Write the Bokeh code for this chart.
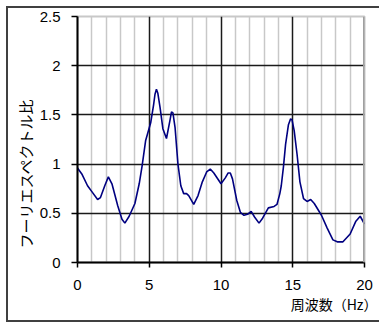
from bokeh.plotting import figure
from bokeh.models import FixedTicker, Range1d, Span, Title
from bokeh.embed import file_html
from bokeh.resources import INLINE

# ---- data ----
freq = [0.0, 0.3, 0.7, 1.0, 1.4, 1.6, 1.9, 2.15, 2.4, 2.8, 3.1, 3.3, 3.6, 4.0, 4.3,
        4.5, 4.75, 5.1, 5.3, 5.4, 5.5, 5.6, 5.75, 5.95, 6.2, 6.45, 6.55, 6.65, 6.8,
        7.0, 7.2, 7.4, 7.6, 7.75, 8.1, 8.4, 8.7, 9.0, 9.25, 9.5, 10.0, 10.3, 10.5,
        10.65, 10.8, 11.1, 11.35, 11.6, 11.85, 12.1, 12.35, 12.65, 12.9, 13.3, 13.7,
        13.9, 14.1, 14.2, 14.35, 14.5, 14.7, 14.85, 14.95, 15.1, 15.3, 15.5, 15.75,
        16.0, 16.25, 16.5, 17.0, 17.4, 17.8, 18.1, 18.5, 19.0, 19.4, 19.7, 20.0]
ratio = [0.96, 0.90, 0.78, 0.72, 0.64, 0.66, 0.78, 0.87, 0.80, 0.58, 0.44, 0.40, 0.47,
         0.60, 0.80, 0.98, 1.24, 1.42, 1.60, 1.71, 1.76, 1.72, 1.58, 1.36, 1.26, 1.45,
         1.53, 1.52, 1.37, 1.00, 0.78, 0.70, 0.70, 0.68, 0.59, 0.68, 0.82, 0.92, 0.95,
         0.91, 0.80, 0.86, 0.91, 0.91, 0.85, 0.63, 0.51, 0.48, 0.49, 0.52, 0.46, 0.40,
         0.45, 0.555, 0.57, 0.59, 0.70, 0.78, 0.97, 1.20, 1.40, 1.46, 1.45, 1.34, 1.10,
         0.82, 0.65, 0.62, 0.64, 0.60, 0.48, 0.35, 0.23, 0.21, 0.21, 0.29, 0.42, 0.47,
         0.39]

x_ticks = [0, 5, 10, 15, 20]
x_minor = [1, 2, 3, 4, 6, 7, 8, 9, 11, 12, 13, 14, 16, 17, 18, 19]
y_ticks = [0, 0.5, 1, 1.5, 2, 2.5]
x_title = "周波数（Hz）"
y_title = "フーリエスペクトル比"
X_MIN, X_MAX = 0, 20
Y_MIN, Y_MAX = 0, 2.5

p = figure(width=371, height=312, output_backend="svg", toolbar_location=None,
           x_range=Range1d(X_MIN, X_MAX), y_range=Range1d(Y_MIN, Y_MAX),
           min_border_left=69, min_border_right=15, min_border_top=8,
           min_border_bottom=58,
           styles={"outline": "2px solid #404040", "margin-left": "8px",
                   "margin-top": "8px"})
p.background_fill_color = "white"
p.border_fill_color = "white"
p.outline_line_color = "#c8c8c8"
p.outline_line_width = 2

# axes
for ax in (p.xaxis[0], p.yaxis[0]):
    ax.axis_line_color = "black"
    ax.axis_line_width = 2
    ax.major_tick_line_color = "black"
    ax.major_tick_line_width = 1.5
    ax.major_tick_in = 0
    ax.minor_tick_line_color = None
    ax.major_label_text_font = "Liberation Sans"
    ax.major_label_text_font_size = "15px"
    ax.major_label_text_color = "black"

p.xaxis.ticker = FixedTicker(ticks=x_ticks)
p.yaxis.ticker = FixedTicker(ticks=y_ticks)
p.xaxis.major_tick_out = 5
p.yaxis.major_tick_out = 6
p.xaxis.major_label_standoff = 12
p.yaxis.major_label_standoff = 11
p.xaxis.major_label_overrides = {t: str(t) for t in x_ticks}
p.yaxis.major_label_overrides = {t: ("%g" % t) for t in y_ticks}

# grids
p.xgrid.ticker = FixedTicker(ticks=[t for t in x_ticks if X_MIN < t < X_MAX],
                             minor_ticks=x_minor)
p.xgrid.grid_line_color = "#1a1a1a"
p.xgrid.grid_line_width = 1.5
p.xgrid.minor_grid_line_color = "#c8c8c8"
p.xgrid.minor_grid_line_width = 1.5
p.ygrid.ticker = FixedTicker(ticks=[t for t in y_ticks if Y_MIN < t < Y_MAX])
p.ygrid.grid_line_color = "#1a1a1a"
p.ygrid.grid_line_width = 1.5

# right frame edge (gray shadow)
p.add_layout(Span(location=X_MAX, dimension="height", line_color="#a0a0a0", line_width=3))

# curve
p.line(freq, ratio, line_color="#000080", line_width=1.6)

# titles
p.add_layout(Title(text=y_title, align="left", offset=14, vertical_align="middle",
                   text_font="Noto Sans CJK JP", text_font_size="15px",
                   text_font_style="normal", text_color="black", standoff=0), "left")
p.add_layout(Title(text=x_title, align="right", offset=-13, vertical_align="middle",
                   text_font="Noto Sans CJK JP", text_font_size="14px",
                   text_font_style="normal", text_color="black", standoff=0), "below")

open("out.html", "w").write(file_html(p, INLINE))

● ● ● ● ● ● ●

* [TASK BRIEF] Without including any picture, repeat the data exactly.

* [COMPLETED TASK]
Write the Bokeh code for this chart.
from bokeh.plotting import figure
from bokeh.models import FixedTicker, Range1d, Span, Title
from bokeh.embed import file_html
from bokeh.resources import INLINE

# ---- data ----
freq = [0.0, 0.3, 0.7, 1.0, 1.4, 1.6, 1.9, 2.15, 2.4, 2.8, 3.1, 3.3, 3.6, 4.0, 4.3,
        4.5, 4.75, 5.1, 5.3, 5.4, 5.5, 5.6, 5.75, 5.95, 6.2, 6.45, 6.55, 6.65, 6.8,
        7.0, 7.2, 7.4, 7.6, 7.75, 8.1, 8.4, 8.7, 9.0, 9.25, 9.5, 10.0, 10.3, 10.5,
        10.65, 10.8, 11.1, 11.35, 11.6, 11.85, 12.1, 12.35, 12.65, 12.9, 13.3, 13.7,
        13.9, 14.1, 14.2, 14.35, 14.5, 14.7, 14.85, 14.95, 15.1, 15.3, 15.5, 15.75,
        16.0, 16.25, 16.5, 17.0, 17.4, 17.8, 18.1, 18.5, 19.0, 19.4, 19.7, 20.0]
ratio = [0.96, 0.90, 0.78, 0.72, 0.64, 0.66, 0.78, 0.87, 0.80, 0.58, 0.44, 0.40, 0.47,
         0.60, 0.80, 0.98, 1.24, 1.42, 1.60, 1.71, 1.76, 1.72, 1.58, 1.36, 1.26, 1.45,
         1.53, 1.52, 1.37, 1.00, 0.78, 0.70, 0.70, 0.68, 0.59, 0.68, 0.82, 0.92, 0.95,
         0.91, 0.80, 0.86, 0.91, 0.91, 0.85, 0.63, 0.51, 0.48, 0.49, 0.52, 0.46, 0.40,
         0.45, 0.555, 0.57, 0.59, 0.70, 0.78, 0.97, 1.20, 1.40, 1.46, 1.45, 1.34, 1.10,
         0.82, 0.65, 0.62, 0.64, 0.60, 0.48, 0.35, 0.23, 0.21, 0.21, 0.29, 0.42, 0.47,
         0.39]

x_ticks = [0, 5, 10, 15, 20]
x_minor = [1, 2, 3, 4, 6, 7, 8, 9, 11, 12, 13, 14, 16, 17, 18, 19]
y_ticks = [0, 0.5, 1, 1.5, 2, 2.5]
x_title = "周波数（Hz）"
y_title = "フーリエスペクトル比"
X_MIN, X_MAX = 0, 20
Y_MIN, Y_MAX = 0, 2.5

p = figure(width=371, height=312, output_backend="svg", toolbar_location=None,
           x_range=Range1d(X_MIN, X_MAX), y_range=Range1d(Y_MIN, Y_MAX),
           min_border_left=69, min_border_right=15, min_border_top=8,
           min_border_bottom=58,
           styles={"outline": "2px solid #404040", "margin-left": "8px",
                   "margin-top": "8px"})
p.background_fill_color = "white"
p.border_fill_color = "white"
p.outline_line_color = "#c8c8c8"
p.outline_line_width = 2

# axes
for ax in (p.xaxis[0], p.yaxis[0]):
    ax.axis_line_color = "black"
    ax.axis_line_width = 2
    ax.major_tick_line_color = "black"
    ax.major_tick_line_width = 1.5
    ax.major_tick_in = 0
    ax.minor_tick_line_color = None
    ax.major_label_text_font = "Liberation Sans"
    ax.major_label_text_font_size = "15px"
    ax.major_label_text_color = "black"

p.xaxis.ticker = FixedTicker(ticks=x_ticks)
p.yaxis.ticker = FixedTicker(ticks=y_ticks)
p.xaxis.major_tick_out = 5
p.yaxis.major_tick_out = 6
p.xaxis.major_label_standoff = 12
p.yaxis.major_label_standoff = 11
p.xaxis.major_label_overrides = {t: str(t) for t in x_ticks}
p.yaxis.major_label_overrides = {t: ("%g" % t) for t in y_ticks}

# grids
p.xgrid.ticker = FixedTicker(ticks=[t for t in x_ticks if X_MIN < t < X_MAX],
                             minor_ticks=x_minor)
p.xgrid.grid_line_color = "#1a1a1a"
p.xgrid.grid_line_width = 1.5
p.xgrid.minor_grid_line_color = "#c8c8c8"
p.xgrid.minor_grid_line_width = 1.5
p.ygrid.ticker = FixedTicker(ticks=[t for t in y_ticks if Y_MIN < t < Y_MAX])
p.ygrid.grid_line_color = "#1a1a1a"
p.ygrid.grid_line_width = 1.5

# right frame edge (gray shadow)
p.add_layout(Span(location=X_MAX, dimension="height", line_color="#a0a0a0", line_width=3))

# curve
p.line(freq, ratio, line_color="#000080", line_width=1.6)

# titles
p.add_layout(Title(text=y_title, align="left", offset=14, vertical_align="middle",
                   text_font="Noto Sans CJK JP", text_font_size="15px",
                   text_font_style="normal", text_color="black", standoff=0), "left")
p.add_layout(Title(text=x_title, align="right", offset=-13, vertical_align="middle",
                   text_font="Noto Sans CJK JP", text_font_size="14px",
                   text_font_style="normal", text_color="black", standoff=0), "below")

open("out.html", "w").write(file_html(p, INLINE))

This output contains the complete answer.